15. The cause of action arose within the territorial jurisdiction of this Court. Even otherwise, the agreement between the parties discloses the jurisdiction clause that confers jurisdiction on this Court. In view thereof the defendant is estopped from raising the question of jurisdiction at this stage. If two courts have concurrent jurisdiction to try and entertain a dispute and there is an agreement that the dispute should be tried by one of the Court, the Court mentioned in the agreement has jurisdiction. The
plaintiff has relied upon cases of Hakam Singh v. M/S Gammon (India) Pvt. Ltd. 1971 (1) SCC 286 and A.B.C. Laminart Pvt. Ltd. & Anr. vs. A.P. Agencies, Salem 1989 (2) SCC 163 in this regard.
16. In view of above, there is no force in the submission of defendant. The application filed by the defendant under Order 7 Rule 11 CPC i.e.
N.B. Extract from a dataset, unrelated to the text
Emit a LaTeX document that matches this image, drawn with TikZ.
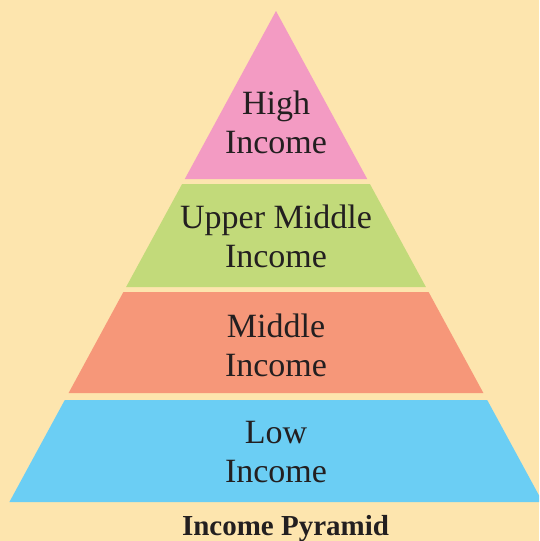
\documentclass[tikz,border=0pt]{standalone}
\usepackage{fontspec}
\setmainfont{Liberation Serif}
\definecolor{bgyellow}{RGB}{253,229,174}
\definecolor{highpink}{RGB}{243,155,195}
\definecolor{uppergreen}{RGB}{194,218,122}
\definecolor{midsalmon}{RGB}{246,151,121}
\definecolor{lowblue}{RGB}{107,206,244}
\definecolor{inkgray}{RGB}{35,31,32}
\begin{document}
\begin{tikzpicture}[x=1pt,y=-1pt,
  layertext/.style={align=center,text=inkgray,font=\fontsize{34}{39}\selectfont},
  captiontext/.style={anchor=base,text=inkgray,font=\fontsize{29}{34}\selectfont\bfseries}]
\useasboundingbox (0,0) rectangle (539,541);
\clip (0,0) rectangle (539,541);
\fill[bgyellow] (0,0) rectangle (539,541);
% the four layers of one triangle, apex at (276,11)
\fill[highpink] (276,11) -- (367.2,179) -- (184.8,179) -- cycle;
\fill[uppergreen] (182.1,184) -- (369.9,184) -- (425.9,287) -- (126.1,287) -- cycle;
\fill[midsalmon] (123.4,292) -- (428.6,292) -- (483.4,393) -- (68.6,393) -- cycle;
\fill[lowblue] (64.8,400) -- (487.2,400) -- (542.6,502) -- (9.4,502) -- cycle;
\node[layertext] (high) at (276,122) {High\\Income};
\node[layertext] (uppermid) at (276,236) {Upper Middle\\Income};
\node[layertext] (middle) at (276,345) {Middle\\Income};
\node[layertext] (low) at (276,452) {Low\\Income};
\node[captiontext] (caption) at (285.5,535) {Income Pyramid};
\end{tikzpicture}
\end{document}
I.A. No. 14783/2013 has no merit. The same is dismissed.
17. Now coming to another application filed by the plaintiff i.e. I.A. No. 10557/2012 under Order 39 Rules 1 & 2 CPC. During the course of hearing, the plaintiff has stated that in order to show his bonafide, without prejudice to his rights, he would deposit the disputed amount in this Court during the pendency of the matter.
18. The plaintiff has made a reasonable offer. Let the said amount be deposited by the plaintiff with the Registrar General of this Court within four weeks. Subject to the said deposit, the prayer made in I.A. No. 10557/2012 is allowed. In case the defendant in its evidence is able to prove that the demand is justified, the defendant would be entitled to the said amount.
19. After the deposit of the said amount by the plaintiff within four weeks, the defendant shall handover to the plaintiff the possession of the suit property i.e. flat No. T-1, 3rd Floor, Aditya Mega Citi, Vaibhan Khand, Indrapuram within four weeks thereafter.
20. Both the applications are accordingly disposed off.
CS (OS) No.1618/2012
List for framing of issues on 10th November, 2014.